Lemonade and the Voice of Silent Ancestry

CHENNAI: This week, I mulled over a divination card I came across in an interview with the queer indigenous healer Lettie Laughter. It said: “Your future ancestral self is a badass magician of the heart who will never stop loving you.” The conflation of time in the line was what intrigued me. One becomes an ancestor regardless of whether one has progeny, just as one reaches for ancestors, blood-kin and guiding lights both, from the braided branches of the tree of life. One can go back in time to love one’s known younger self, to unsnag that self from something that doesn’t heal. But the idea of being healer-ancestor and unbegotten-beloved at once was so richly textured that I turned it over and over in my mind.

The following day, giving in to sheer curiosity (the kind where the analysis you’ve read is so powerful that you wonder if the real thing will hold water), I watched Beyoncé’s Lemonade. Here, too, what stood out for me was ancestry. The proverbial sins of the father are only set scenery. The real story is the suffering of the mothers.We mother ourselves — a line you can read as profane or as protective.

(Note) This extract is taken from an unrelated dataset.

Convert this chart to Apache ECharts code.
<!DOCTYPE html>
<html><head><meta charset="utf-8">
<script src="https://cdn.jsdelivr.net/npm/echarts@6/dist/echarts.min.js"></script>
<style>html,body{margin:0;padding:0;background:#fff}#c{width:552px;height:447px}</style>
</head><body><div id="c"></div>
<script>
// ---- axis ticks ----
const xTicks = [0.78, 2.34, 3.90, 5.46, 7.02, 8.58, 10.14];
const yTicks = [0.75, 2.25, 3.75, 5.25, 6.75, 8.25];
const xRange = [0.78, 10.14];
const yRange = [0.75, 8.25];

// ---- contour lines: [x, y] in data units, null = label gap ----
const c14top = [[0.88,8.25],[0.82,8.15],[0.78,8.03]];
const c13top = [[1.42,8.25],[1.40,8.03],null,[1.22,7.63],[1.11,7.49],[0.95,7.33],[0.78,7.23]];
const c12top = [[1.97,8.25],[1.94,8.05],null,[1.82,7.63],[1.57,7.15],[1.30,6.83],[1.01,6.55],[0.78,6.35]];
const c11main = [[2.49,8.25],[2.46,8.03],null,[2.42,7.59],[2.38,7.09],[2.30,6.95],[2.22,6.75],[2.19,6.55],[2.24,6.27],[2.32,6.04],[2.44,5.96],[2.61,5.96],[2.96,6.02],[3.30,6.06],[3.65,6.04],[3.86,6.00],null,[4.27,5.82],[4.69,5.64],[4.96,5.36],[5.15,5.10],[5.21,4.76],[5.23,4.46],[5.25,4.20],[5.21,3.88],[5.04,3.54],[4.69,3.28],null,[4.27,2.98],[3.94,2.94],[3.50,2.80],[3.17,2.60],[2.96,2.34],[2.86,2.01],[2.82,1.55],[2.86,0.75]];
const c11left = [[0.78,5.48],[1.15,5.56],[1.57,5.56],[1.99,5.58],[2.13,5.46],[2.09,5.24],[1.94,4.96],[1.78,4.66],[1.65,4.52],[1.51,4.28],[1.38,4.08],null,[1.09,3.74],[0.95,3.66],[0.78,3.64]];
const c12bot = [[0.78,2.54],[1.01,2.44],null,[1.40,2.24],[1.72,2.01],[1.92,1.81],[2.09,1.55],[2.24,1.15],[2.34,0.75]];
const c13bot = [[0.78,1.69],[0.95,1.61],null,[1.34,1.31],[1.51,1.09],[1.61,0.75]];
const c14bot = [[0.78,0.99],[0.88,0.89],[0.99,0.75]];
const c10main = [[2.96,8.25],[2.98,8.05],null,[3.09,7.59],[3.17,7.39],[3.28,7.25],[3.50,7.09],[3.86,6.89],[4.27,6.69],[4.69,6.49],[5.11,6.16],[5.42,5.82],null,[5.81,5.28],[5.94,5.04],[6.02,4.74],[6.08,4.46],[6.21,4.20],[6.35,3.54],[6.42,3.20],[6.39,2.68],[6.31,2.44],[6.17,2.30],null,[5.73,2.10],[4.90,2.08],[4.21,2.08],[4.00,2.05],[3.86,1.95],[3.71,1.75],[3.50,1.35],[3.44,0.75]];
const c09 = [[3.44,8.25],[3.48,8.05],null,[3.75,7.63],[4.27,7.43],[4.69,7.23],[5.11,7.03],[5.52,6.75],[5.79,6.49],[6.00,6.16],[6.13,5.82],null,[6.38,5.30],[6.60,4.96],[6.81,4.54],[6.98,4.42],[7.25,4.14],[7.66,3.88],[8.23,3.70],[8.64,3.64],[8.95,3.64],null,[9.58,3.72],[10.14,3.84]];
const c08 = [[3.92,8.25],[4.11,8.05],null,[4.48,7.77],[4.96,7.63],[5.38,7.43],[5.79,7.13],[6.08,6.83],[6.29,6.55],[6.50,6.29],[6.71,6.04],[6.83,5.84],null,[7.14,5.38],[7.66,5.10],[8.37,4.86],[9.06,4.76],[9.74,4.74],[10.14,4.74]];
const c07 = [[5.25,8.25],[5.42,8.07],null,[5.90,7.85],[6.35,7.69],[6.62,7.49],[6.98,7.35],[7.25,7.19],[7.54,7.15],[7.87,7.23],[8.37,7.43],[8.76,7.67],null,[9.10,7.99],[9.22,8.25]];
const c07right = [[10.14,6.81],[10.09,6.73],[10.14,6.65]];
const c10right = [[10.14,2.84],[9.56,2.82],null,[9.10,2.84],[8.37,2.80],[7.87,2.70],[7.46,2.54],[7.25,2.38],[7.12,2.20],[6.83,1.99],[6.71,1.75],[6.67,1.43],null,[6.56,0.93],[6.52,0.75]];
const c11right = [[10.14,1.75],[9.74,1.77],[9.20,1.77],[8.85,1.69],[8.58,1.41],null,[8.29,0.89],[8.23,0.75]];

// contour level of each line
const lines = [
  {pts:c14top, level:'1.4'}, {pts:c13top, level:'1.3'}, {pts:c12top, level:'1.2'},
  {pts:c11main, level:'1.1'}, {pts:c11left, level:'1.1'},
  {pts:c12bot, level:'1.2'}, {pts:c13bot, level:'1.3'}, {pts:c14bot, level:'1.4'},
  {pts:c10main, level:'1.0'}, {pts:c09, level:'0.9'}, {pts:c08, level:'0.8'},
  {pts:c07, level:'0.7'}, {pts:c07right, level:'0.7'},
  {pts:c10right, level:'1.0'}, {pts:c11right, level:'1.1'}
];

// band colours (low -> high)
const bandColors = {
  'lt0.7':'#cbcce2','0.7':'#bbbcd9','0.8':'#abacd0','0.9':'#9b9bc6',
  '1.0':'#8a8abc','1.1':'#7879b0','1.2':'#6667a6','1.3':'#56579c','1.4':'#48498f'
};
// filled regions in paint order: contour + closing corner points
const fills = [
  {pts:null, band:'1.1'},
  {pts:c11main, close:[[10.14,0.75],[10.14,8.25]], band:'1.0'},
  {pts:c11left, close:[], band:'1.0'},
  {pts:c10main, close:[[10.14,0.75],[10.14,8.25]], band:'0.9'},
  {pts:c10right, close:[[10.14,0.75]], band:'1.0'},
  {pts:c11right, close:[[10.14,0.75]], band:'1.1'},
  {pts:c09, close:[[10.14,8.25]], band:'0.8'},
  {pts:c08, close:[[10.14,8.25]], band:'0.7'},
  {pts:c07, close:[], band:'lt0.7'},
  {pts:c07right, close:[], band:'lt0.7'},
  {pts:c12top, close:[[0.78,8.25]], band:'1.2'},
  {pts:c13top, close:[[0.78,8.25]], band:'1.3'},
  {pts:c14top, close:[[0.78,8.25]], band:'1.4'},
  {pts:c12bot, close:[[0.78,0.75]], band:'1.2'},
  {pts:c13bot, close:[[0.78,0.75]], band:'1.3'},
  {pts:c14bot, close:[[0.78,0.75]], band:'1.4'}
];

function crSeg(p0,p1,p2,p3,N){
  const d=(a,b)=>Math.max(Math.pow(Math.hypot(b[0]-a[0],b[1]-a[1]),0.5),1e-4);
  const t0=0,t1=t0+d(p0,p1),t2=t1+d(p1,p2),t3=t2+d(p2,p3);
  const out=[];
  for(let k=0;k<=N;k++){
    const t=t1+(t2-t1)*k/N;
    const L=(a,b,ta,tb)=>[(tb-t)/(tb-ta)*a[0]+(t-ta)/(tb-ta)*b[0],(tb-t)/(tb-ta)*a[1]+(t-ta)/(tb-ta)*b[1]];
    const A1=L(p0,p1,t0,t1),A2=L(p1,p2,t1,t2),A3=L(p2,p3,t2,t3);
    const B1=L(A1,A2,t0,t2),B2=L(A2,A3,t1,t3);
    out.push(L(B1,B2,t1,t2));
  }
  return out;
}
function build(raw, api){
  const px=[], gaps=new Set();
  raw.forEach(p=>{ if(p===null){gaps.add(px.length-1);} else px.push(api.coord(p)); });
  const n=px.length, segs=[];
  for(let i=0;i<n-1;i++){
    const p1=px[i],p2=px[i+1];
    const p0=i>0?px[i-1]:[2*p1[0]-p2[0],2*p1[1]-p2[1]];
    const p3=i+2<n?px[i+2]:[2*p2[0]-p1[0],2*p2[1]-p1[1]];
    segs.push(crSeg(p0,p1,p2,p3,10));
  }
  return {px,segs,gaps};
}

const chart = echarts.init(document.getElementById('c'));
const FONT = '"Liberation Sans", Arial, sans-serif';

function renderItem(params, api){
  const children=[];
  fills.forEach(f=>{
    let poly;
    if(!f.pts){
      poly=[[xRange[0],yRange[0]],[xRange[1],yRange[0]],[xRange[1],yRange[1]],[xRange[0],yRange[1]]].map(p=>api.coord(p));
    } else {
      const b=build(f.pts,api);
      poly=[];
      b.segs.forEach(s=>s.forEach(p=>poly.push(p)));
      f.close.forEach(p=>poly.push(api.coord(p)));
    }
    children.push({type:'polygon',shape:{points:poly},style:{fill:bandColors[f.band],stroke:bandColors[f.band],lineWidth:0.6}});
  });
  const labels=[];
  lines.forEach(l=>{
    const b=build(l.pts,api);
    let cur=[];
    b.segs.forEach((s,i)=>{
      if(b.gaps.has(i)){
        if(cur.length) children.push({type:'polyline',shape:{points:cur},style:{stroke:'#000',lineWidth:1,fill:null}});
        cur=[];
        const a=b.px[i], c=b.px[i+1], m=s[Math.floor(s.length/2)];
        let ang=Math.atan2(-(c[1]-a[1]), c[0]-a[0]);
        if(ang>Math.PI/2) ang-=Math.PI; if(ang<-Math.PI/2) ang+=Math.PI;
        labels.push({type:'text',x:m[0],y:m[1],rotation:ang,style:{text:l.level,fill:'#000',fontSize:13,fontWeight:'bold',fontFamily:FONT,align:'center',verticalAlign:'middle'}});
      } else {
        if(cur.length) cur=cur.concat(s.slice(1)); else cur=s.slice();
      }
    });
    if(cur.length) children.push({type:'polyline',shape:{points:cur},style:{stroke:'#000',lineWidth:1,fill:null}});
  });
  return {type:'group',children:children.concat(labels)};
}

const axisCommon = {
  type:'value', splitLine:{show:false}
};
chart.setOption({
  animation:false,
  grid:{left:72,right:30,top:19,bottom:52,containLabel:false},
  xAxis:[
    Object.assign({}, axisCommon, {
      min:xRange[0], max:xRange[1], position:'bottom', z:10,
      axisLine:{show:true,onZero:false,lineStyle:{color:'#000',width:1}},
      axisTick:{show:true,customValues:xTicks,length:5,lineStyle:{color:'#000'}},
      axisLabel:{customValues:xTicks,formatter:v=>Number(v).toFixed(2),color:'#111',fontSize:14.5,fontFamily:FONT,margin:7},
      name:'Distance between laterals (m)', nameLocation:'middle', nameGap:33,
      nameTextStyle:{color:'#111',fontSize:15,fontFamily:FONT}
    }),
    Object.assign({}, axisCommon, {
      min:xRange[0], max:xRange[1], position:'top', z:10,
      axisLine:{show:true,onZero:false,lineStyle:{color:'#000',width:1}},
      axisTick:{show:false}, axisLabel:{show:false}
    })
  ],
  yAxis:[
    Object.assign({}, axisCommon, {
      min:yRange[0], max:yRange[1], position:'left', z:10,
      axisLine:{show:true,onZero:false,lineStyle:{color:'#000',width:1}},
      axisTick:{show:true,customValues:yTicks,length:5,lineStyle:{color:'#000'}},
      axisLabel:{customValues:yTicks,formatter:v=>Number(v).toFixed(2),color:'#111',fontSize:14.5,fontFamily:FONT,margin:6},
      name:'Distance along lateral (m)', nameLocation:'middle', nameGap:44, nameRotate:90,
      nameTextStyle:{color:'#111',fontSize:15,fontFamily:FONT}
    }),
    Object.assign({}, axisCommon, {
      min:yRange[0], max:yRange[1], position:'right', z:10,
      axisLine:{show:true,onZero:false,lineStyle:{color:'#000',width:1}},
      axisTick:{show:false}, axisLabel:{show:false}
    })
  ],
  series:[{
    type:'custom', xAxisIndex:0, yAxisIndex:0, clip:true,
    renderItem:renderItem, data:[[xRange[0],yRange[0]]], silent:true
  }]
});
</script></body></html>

In this rendering, Beyoncé counts among her mothers the young poet Warsan Shire and the late radical Malcolm X. There is plenty of amazing black feminist political and spiritualist writing already out there about how she consciously channels the goddesses Oshun and Erzulie Red-Eyes, among other mothers. “Mother dearest, let me inherit the earth,” Beyoncé enunciates slowly, right before the work moves back into the theme of sexual humiliation in a shattering marriage. 

I don’t think that speculating about Beyoncé’s marriage to Jay-Z is any of our business. An artist exposes her vulnerability not to have it dissected; her real life is not a circus act. Judging by the ecstatic reactions to it, Lemonade might be the kind of work that mirrors anything the viewer brings to it, which is why the infidelity and betrayal in it have been so resonant for so many.

Is the work personal? Who cares when it is personal for so many? Truthfully, the spoken word and cinematography were more interesting to me than the music — one needs no embellishment for lines as stark as “[I] plugged my menses with pages from the holy book, but still inside me, coiled deep, was the need to know…” But Beyoncé’s willingness to be a conduit for collective pain, regardless of whether or not her own is a basis for that exploration, is what I admire. I must not have brought a particularly wounded self while watching Lemonade. Because what I saw was the artist clearly cast in the mode of Lettie Laughter’s divination card: simultaneously archetypal and in need of healing. This was one way to be a badass ancestral self, for sure.

Every creative day of my life, I write to make amends for ancestral silencing, and mostly only to console myself. It was glorious to watch another artist do the same, to step into that liminal space and chant to her sistren.